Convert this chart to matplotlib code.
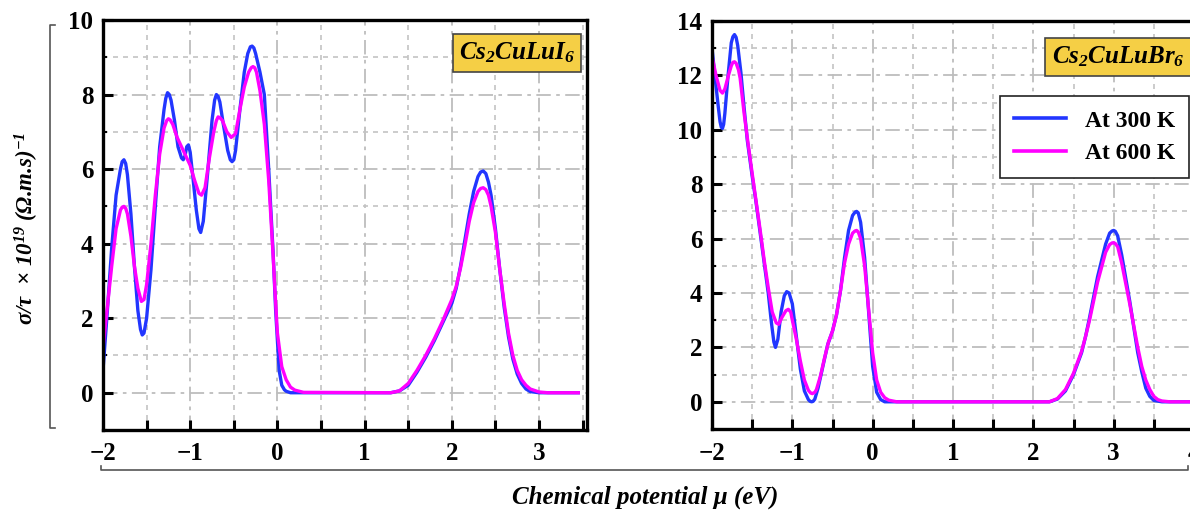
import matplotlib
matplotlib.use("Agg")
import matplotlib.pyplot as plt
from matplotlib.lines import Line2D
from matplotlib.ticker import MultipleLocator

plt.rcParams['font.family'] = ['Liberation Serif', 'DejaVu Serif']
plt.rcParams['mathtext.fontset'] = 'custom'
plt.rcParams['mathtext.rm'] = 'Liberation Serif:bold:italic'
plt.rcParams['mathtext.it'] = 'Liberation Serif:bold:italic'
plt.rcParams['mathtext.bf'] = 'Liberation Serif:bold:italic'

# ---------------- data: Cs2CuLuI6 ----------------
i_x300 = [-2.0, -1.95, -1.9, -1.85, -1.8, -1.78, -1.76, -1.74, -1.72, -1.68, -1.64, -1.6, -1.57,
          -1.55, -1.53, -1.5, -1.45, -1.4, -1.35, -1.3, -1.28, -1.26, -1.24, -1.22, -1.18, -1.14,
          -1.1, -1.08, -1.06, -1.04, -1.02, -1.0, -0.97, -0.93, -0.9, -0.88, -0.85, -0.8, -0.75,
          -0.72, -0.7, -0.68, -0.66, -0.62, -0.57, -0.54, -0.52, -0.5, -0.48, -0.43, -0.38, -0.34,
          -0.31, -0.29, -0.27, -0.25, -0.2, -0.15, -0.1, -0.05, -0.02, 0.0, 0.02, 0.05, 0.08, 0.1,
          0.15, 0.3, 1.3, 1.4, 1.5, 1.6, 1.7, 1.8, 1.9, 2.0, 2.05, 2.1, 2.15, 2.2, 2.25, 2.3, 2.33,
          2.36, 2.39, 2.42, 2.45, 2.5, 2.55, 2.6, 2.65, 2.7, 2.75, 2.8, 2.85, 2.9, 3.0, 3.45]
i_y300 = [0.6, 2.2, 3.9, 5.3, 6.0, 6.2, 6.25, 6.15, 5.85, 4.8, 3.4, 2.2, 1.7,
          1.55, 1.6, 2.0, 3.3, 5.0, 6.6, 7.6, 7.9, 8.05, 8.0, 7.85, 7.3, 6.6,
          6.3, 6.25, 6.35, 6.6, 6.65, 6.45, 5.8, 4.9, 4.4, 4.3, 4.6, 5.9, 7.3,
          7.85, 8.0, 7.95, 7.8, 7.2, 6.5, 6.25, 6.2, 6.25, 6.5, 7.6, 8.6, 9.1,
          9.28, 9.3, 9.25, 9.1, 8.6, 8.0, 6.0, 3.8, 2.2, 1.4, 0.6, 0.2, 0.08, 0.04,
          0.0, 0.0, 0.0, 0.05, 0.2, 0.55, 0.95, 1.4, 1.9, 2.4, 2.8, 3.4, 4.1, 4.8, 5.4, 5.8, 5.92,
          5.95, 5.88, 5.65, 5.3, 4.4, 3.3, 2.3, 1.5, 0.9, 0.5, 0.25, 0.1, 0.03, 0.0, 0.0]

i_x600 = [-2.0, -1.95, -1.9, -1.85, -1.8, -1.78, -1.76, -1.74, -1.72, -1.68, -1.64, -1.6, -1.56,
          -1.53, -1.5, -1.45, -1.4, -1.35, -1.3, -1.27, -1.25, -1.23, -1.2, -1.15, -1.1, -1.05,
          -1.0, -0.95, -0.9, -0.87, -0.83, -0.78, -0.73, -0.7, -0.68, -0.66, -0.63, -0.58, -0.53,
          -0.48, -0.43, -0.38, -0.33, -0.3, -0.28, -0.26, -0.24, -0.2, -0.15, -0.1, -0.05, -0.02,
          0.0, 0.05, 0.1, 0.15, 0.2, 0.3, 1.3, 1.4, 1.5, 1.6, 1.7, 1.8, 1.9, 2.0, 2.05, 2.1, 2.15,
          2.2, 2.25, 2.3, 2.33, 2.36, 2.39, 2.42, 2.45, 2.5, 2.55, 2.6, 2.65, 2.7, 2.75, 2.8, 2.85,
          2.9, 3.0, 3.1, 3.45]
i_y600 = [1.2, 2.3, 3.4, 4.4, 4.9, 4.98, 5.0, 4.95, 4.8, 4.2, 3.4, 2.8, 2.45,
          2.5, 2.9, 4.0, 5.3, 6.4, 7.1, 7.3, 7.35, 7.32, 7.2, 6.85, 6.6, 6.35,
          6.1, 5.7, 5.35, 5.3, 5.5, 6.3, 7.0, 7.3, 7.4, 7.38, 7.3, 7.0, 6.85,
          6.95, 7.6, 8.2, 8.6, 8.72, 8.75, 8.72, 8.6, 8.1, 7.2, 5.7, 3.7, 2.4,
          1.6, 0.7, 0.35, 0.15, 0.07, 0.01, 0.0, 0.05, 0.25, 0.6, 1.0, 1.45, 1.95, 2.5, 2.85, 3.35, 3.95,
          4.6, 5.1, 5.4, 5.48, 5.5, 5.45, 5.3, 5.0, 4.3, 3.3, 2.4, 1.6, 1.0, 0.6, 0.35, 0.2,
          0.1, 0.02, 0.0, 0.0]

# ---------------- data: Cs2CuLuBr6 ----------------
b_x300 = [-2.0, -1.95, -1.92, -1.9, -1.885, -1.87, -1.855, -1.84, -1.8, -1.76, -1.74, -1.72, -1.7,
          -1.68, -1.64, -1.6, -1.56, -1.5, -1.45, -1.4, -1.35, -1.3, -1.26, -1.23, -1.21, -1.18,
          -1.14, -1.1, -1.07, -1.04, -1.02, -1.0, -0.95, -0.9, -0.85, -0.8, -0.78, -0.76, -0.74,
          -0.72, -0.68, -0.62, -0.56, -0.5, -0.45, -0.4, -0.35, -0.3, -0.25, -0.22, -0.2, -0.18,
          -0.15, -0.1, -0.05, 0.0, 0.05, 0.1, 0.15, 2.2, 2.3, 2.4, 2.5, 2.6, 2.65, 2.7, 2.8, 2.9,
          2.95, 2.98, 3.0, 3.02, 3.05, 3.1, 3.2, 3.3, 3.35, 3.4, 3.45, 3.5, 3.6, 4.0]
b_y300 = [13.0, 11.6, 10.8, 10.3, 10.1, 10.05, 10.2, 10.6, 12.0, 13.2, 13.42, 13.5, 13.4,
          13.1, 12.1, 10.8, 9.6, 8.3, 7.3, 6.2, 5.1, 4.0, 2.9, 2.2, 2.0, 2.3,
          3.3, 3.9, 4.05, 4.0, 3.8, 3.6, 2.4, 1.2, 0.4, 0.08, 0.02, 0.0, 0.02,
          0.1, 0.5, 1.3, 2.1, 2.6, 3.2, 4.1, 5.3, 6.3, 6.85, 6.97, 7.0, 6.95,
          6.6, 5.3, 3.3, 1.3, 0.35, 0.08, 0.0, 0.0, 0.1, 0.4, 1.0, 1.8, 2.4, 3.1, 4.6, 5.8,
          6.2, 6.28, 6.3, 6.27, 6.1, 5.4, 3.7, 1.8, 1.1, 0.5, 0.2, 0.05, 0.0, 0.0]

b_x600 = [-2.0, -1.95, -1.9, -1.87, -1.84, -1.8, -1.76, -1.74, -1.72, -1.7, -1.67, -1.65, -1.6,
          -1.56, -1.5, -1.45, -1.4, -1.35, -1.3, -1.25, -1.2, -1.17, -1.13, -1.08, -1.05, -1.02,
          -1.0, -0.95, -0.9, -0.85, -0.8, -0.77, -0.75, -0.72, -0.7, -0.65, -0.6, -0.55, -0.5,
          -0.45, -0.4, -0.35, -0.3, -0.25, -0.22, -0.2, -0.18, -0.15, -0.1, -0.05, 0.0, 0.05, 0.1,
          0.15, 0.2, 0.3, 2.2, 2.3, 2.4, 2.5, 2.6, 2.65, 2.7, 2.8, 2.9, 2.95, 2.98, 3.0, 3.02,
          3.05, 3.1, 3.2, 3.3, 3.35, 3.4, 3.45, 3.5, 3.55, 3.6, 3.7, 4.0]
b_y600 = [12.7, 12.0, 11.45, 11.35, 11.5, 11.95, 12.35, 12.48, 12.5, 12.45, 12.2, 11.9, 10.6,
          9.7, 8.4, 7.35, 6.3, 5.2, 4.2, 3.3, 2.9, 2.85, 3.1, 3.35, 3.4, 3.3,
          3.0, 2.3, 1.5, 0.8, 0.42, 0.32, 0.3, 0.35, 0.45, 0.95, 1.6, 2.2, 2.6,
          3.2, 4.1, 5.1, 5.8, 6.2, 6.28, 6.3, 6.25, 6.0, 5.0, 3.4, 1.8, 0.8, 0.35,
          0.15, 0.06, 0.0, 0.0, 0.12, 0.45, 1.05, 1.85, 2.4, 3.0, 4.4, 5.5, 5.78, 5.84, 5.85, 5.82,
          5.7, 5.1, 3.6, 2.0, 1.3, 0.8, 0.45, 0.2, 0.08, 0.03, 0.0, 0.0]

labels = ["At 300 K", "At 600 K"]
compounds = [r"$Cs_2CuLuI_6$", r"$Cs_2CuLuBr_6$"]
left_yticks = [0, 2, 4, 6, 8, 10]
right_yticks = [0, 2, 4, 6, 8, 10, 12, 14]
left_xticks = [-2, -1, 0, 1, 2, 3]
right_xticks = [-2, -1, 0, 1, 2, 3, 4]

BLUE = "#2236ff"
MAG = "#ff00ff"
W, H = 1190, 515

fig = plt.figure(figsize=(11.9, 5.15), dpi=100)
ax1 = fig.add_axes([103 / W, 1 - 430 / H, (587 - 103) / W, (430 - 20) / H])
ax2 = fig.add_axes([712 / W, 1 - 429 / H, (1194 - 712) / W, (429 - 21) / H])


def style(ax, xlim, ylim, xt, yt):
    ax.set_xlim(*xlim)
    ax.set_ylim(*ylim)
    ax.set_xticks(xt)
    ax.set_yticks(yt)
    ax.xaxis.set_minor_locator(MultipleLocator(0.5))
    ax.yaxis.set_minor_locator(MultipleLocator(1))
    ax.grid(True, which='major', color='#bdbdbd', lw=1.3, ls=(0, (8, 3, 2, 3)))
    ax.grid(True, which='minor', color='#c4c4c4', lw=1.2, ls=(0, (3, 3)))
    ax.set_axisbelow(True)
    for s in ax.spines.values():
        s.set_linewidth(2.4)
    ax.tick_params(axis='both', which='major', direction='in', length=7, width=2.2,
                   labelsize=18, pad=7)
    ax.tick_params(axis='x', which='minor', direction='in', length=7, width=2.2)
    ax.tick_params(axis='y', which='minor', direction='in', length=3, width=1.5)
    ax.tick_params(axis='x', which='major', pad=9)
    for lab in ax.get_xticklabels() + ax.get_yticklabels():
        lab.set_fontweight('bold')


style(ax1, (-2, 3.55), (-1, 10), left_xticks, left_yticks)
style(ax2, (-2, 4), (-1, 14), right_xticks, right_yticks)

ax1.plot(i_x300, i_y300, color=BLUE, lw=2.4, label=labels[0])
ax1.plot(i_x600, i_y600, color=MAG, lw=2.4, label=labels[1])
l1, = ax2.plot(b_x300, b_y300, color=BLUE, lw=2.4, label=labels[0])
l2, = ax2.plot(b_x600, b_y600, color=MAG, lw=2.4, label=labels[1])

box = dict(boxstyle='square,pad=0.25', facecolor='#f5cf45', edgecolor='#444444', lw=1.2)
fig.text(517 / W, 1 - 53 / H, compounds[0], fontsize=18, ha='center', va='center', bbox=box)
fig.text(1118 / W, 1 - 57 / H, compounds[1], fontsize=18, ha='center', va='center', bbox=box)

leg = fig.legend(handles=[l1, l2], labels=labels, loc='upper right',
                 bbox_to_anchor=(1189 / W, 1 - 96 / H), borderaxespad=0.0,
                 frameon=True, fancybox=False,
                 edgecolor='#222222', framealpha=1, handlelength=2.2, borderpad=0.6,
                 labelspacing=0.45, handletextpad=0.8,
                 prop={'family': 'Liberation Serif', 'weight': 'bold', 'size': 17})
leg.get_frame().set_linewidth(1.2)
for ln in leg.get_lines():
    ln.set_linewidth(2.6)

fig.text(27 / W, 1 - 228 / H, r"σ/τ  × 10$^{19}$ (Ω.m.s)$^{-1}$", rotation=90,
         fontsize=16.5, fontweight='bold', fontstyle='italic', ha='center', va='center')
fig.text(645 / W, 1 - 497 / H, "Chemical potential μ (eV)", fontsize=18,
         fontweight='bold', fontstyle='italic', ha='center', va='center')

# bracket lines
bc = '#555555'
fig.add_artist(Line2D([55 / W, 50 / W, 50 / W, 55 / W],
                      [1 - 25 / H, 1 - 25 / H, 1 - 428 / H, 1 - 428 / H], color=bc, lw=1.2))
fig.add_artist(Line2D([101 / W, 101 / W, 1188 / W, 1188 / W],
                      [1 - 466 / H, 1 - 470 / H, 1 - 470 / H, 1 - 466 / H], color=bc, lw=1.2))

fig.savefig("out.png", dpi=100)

_ _ _ _ _

### Written request:
Set the lines above down again, word for word, from the first through the one containing "plt.rcParams['mathtext.bf'] = 'Liberation"; pictures excluded.

### Problem solution:
Convert this chart to matplotlib code.
import matplotlib
matplotlib.use("Agg")
import matplotlib.pyplot as plt
from matplotlib.lines import Line2D
from matplotlib.ticker import MultipleLocator

plt.rcParams['font.family'] = ['Liberation Serif', 'DejaVu Serif']
plt.rcParams['mathtext.fontset'] = 'custom'
plt.rcParams['mathtext.rm'] = 'Liberation Serif:bold:italic'
plt.rcParams['mathtext.it'] = 'Liberation Serif:bold:italic'
plt.rcParams['mathtext.bf'] = 'Liberation Serif:bold:italic'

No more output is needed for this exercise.